Given request:
Return every line of the records below verbatim, with no pictures in the copy.

## start Dataset excerpts

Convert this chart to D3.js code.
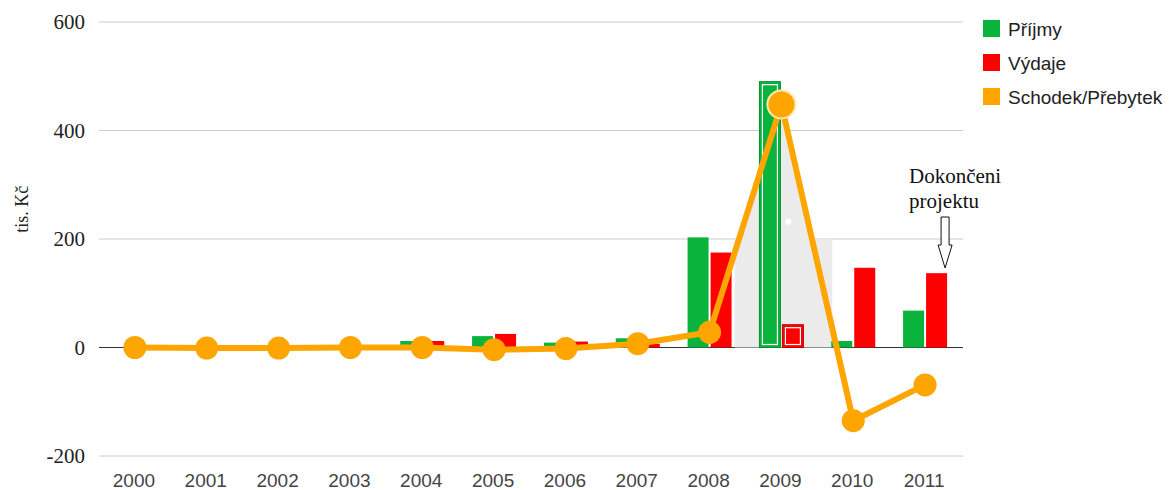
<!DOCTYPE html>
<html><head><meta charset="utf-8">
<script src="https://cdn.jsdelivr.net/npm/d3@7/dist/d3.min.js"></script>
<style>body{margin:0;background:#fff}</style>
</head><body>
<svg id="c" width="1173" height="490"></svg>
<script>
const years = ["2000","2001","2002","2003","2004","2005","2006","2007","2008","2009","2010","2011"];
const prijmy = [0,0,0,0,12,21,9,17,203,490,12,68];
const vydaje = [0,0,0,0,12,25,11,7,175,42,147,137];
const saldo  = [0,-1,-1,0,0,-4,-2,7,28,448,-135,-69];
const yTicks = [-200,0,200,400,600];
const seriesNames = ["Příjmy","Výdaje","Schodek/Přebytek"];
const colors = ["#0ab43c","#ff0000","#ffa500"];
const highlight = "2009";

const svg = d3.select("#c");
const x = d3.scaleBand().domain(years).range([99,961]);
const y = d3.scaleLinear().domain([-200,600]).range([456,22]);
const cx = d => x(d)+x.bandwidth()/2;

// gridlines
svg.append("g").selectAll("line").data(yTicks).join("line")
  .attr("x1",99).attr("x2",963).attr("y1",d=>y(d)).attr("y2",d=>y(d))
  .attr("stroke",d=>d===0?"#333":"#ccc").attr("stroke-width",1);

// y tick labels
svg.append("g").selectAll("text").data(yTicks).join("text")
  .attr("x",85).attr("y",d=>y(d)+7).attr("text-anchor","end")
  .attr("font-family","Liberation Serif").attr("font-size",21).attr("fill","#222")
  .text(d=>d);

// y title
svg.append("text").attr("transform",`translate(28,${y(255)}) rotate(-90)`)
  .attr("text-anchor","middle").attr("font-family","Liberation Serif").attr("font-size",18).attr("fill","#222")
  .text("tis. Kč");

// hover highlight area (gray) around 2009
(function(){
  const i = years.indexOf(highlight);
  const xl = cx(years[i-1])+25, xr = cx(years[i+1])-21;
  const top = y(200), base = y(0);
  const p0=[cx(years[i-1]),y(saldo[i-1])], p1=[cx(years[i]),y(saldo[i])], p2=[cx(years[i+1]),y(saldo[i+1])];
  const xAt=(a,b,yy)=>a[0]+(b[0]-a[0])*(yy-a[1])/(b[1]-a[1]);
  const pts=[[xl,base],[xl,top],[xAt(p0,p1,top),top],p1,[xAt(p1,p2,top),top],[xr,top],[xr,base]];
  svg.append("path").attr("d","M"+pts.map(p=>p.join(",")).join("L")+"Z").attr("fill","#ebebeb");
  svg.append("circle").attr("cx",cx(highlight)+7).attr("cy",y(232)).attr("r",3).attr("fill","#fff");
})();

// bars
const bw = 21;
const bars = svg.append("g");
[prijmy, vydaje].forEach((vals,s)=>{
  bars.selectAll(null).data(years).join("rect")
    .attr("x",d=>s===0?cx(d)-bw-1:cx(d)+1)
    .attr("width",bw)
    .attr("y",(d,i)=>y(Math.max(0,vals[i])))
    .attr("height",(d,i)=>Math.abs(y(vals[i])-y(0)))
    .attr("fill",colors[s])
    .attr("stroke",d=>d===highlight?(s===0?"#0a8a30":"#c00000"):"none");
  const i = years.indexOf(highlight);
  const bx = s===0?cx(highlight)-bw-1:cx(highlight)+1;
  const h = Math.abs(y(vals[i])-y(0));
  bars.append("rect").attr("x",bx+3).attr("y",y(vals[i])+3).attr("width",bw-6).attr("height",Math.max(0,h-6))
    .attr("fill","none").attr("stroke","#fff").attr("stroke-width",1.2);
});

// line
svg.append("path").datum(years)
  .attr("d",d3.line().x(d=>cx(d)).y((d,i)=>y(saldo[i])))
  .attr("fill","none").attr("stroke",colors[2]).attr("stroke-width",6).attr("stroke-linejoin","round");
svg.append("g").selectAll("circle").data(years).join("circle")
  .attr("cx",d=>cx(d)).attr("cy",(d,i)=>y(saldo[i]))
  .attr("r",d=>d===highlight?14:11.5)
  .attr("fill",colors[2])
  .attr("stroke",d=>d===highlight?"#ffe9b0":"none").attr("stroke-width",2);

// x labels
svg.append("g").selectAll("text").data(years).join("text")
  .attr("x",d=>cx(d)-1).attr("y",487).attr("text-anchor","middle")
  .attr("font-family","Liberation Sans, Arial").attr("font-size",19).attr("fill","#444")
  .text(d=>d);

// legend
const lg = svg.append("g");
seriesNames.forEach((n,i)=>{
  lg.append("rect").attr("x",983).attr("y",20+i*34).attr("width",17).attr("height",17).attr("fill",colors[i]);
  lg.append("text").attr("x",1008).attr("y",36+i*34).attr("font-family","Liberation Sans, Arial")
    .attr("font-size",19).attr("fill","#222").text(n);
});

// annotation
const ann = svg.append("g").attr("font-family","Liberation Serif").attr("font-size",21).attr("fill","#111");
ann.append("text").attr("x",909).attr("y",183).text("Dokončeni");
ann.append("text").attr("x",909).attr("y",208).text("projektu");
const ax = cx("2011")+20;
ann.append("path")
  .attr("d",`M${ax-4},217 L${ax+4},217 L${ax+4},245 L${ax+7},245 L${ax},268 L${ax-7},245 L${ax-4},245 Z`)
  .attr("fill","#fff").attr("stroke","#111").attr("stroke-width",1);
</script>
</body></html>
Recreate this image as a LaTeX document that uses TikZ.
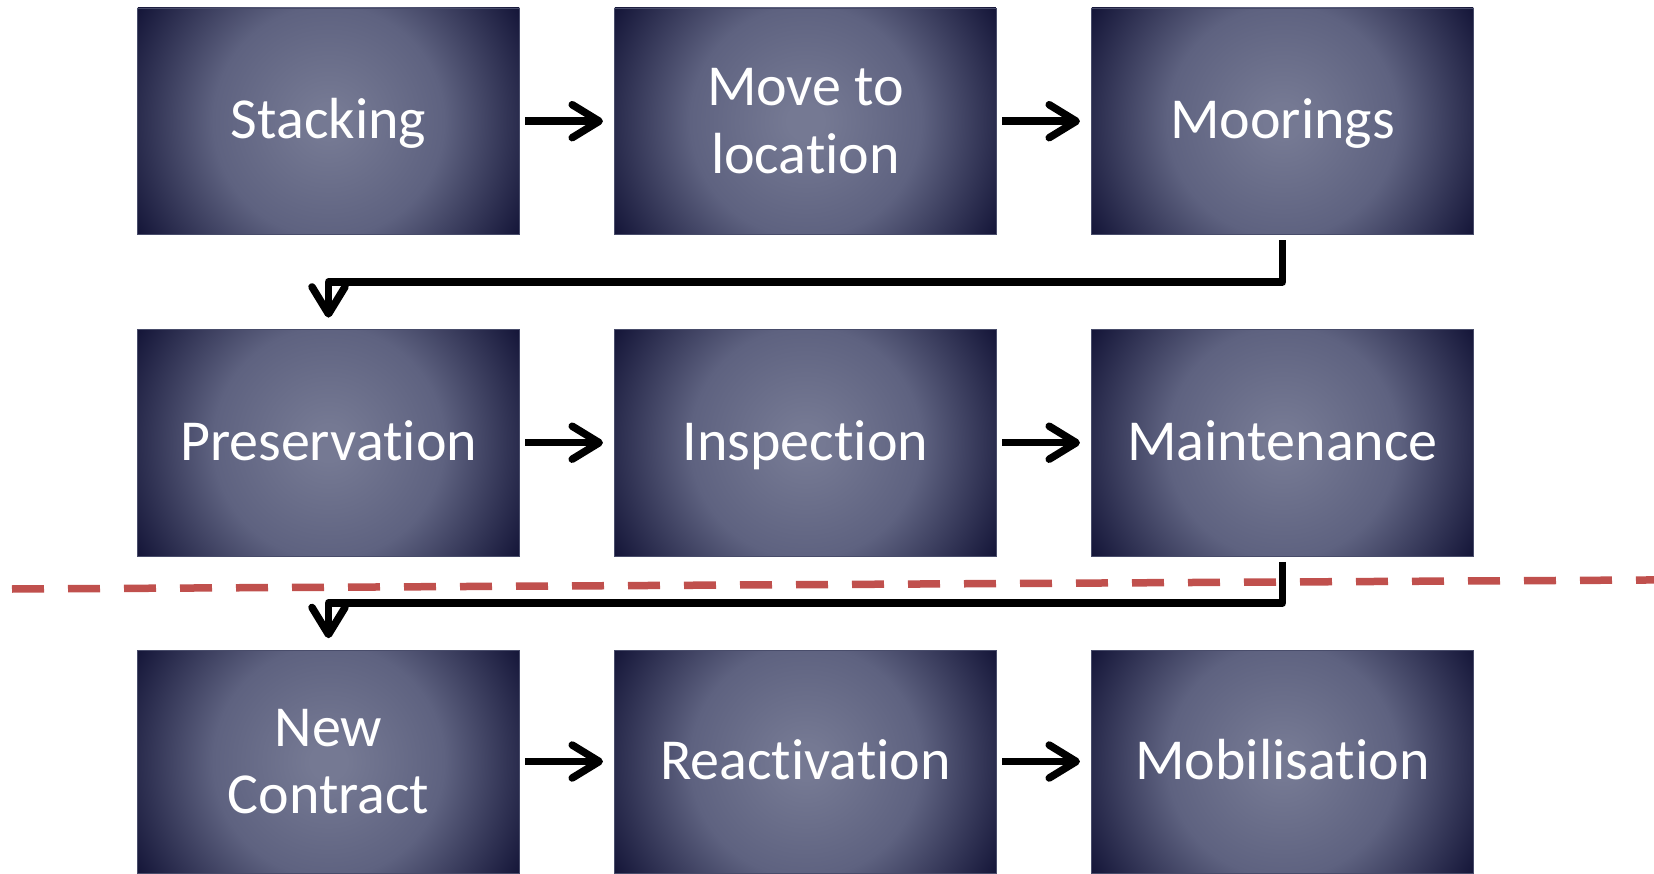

## end Dataset excerpts

The reply:
Convert this chart to D3.js code.
<!DOCTYPE html>
<html><head><meta charset="utf-8">
<script src="https://cdn.jsdelivr.net/npm/d3@7/dist/d3.min.js"></script>
<style>body{margin:0;background:#fff}</style>
</head><body>
<svg id="c" width="1173" height="490"></svg>
<script>
const years = ["2000","2001","2002","2003","2004","2005","2006","2007","2008","2009","2010","2011"];
const prijmy = [0,0,0,0,12,21,9,17,203,490,12,68];
const vydaje = [0,0,0,0,12,25,11,7,175,42,147,137];
const saldo  = [0,-1,-1,0,0,-4,-2,7,28,448,-135,-69];
const yTicks = [-200,0,200,400,600];
const seriesNames = ["Příjmy","Výdaje","Schodek/Přebytek"];
const colors = ["#0ab43c","#ff0000","#ffa500"];
const highlight = "2009";

const svg = d3.select("#c");
const x = d3.scaleBand().domain(years).range([99,961]);
const y = d3.scaleLinear().domain([-200,600]).range([456,22]);
const cx = d => x(d)+x.bandwidth()/2;

// gridlines
svg.append("g").selectAll("line").data(yTicks).join("line")
  .attr("x1",99).attr("x2",963).attr("y1",d=>y(d)).attr("y2",d=>y(d))
  .attr("stroke",d=>d===0?"#333":"#ccc").attr("stroke-width",1);

// y tick labels
svg.append("g").selectAll("text").data(yTicks).join("text")
  .attr("x",85).attr("y",d=>y(d)+7).attr("text-anchor","end")
  .attr("font-family","Liberation Serif").attr("font-size",21).attr("fill","#222")
  .text(d=>d);

// y title
svg.append("text").attr("transform",`translate(28,${y(255)}) rotate(-90)`)
  .attr("text-anchor","middle").attr("font-family","Liberation Serif").attr("font-size",18).attr("fill","#222")
  .text("tis. Kč");

// hover highlight area (gray) around 2009
(function(){
  const i = years.indexOf(highlight);
  const xl = cx(years[i-1])+25, xr = cx(years[i+1])-21;
  const top = y(200), base = y(0);
  const p0=[cx(years[i-1]),y(saldo[i-1])], p1=[cx(years[i]),y(saldo[i])], p2=[cx(years[i+1]),y(saldo[i+1])];
  const xAt=(a,b,yy)=>a[0]+(b[0]-a[0])*(yy-a[1])/(b[1]-a[1]);
  const pts=[[xl,base],[xl,top],[xAt(p0,p1,top),top],p1,[xAt(p1,p2,top),top],[xr,top],[xr,base]];
  svg.append("path").attr("d","M"+pts.map(p=>p.join(",")).join("L")+"Z").attr("fill","#ebebeb");
  svg.append("circle").attr("cx",cx(highlight)+7).attr("cy",y(232)).attr("r",3).attr("fill","#fff");
})();

// bars
const bw = 21;
const bars = svg.append("g");
[prijmy, vydaje].forEach((vals,s)=>{
  bars.selectAll(null).data(years).join("rect")
    .attr("x",d=>s===0?cx(d)-bw-1:cx(d)+1)
    .attr("width",bw)
    .attr("y",(d,i)=>y(Math.max(0,vals[i])))
    .attr("height",(d,i)=>Math.abs(y(vals[i])-y(0)))
    .attr("fill",colors[s])
    .attr("stroke",d=>d===highlight?(s===0?"#0a8a30":"#c00000"):"none");
  const i = years.indexOf(highlight);
  const bx = s===0?cx(highlight)-bw-1:cx(highlight)+1;
  const h = Math.abs(y(vals[i])-y(0));
  bars.append("rect").attr("x",bx+3).attr("y",y(vals[i])+3).attr("width",bw-6).attr("height",Math.max(0,h-6))
    .attr("fill","none").attr("stroke","#fff").attr("stroke-width",1.2);
});

// line
svg.append("path").datum(years)
  .attr("d",d3.line().x(d=>cx(d)).y((d,i)=>y(saldo[i])))
  .attr("fill","none").attr("stroke",colors[2]).attr("stroke-width",6).attr("stroke-linejoin","round");
svg.append("g").selectAll("circle").data(years).join("circle")
  .attr("cx",d=>cx(d)).attr("cy",(d,i)=>y(saldo[i]))
  .attr("r",d=>d===highlight?14:11.5)
  .attr("fill",colors[2])
  .attr("stroke",d=>d===highlight?"#ffe9b0":"none").attr("stroke-width",2);

// x labels
svg.append("g").selectAll("text").data(years).join("text")
  .attr("x",d=>cx(d)-1).attr("y",487).attr("text-anchor","middle")
  .attr("font-family","Liberation Sans, Arial").attr("font-size",19).attr("fill","#444")
  .text(d=>d);

// legend
const lg = svg.append("g");
seriesNames.forEach((n,i)=>{
  lg.append("rect").attr("x",983).attr("y",20+i*34).attr("width",17).attr("height",17).attr("fill",colors[i]);
  lg.append("text").attr("x",1008).attr("y",36+i*34).attr("font-family","Liberation Sans, Arial")
    .attr("font-size",19).attr("fill","#222").text(n);
});

// annotation
const ann = svg.append("g").attr("font-family","Liberation Serif").attr("font-size",21).attr("fill","#111");
ann.append("text").attr("x",909).attr("y",183).text("Dokončeni");
ann.append("text").attr("x",909).attr("y",208).text("projektu");
const ax = cx("2011")+20;
ann.append("path")
  .attr("d",`M${ax-4},217 L${ax+4},217 L${ax+4},245 L${ax+7},245 L${ax},268 L${ax-7},245 L${ax-4},245 Z`)
  .attr("fill","#fff").attr("stroke","#111").attr("stroke-width",1);
</script>
</body></html>
Recreate this image as a LaTeX document that uses TikZ.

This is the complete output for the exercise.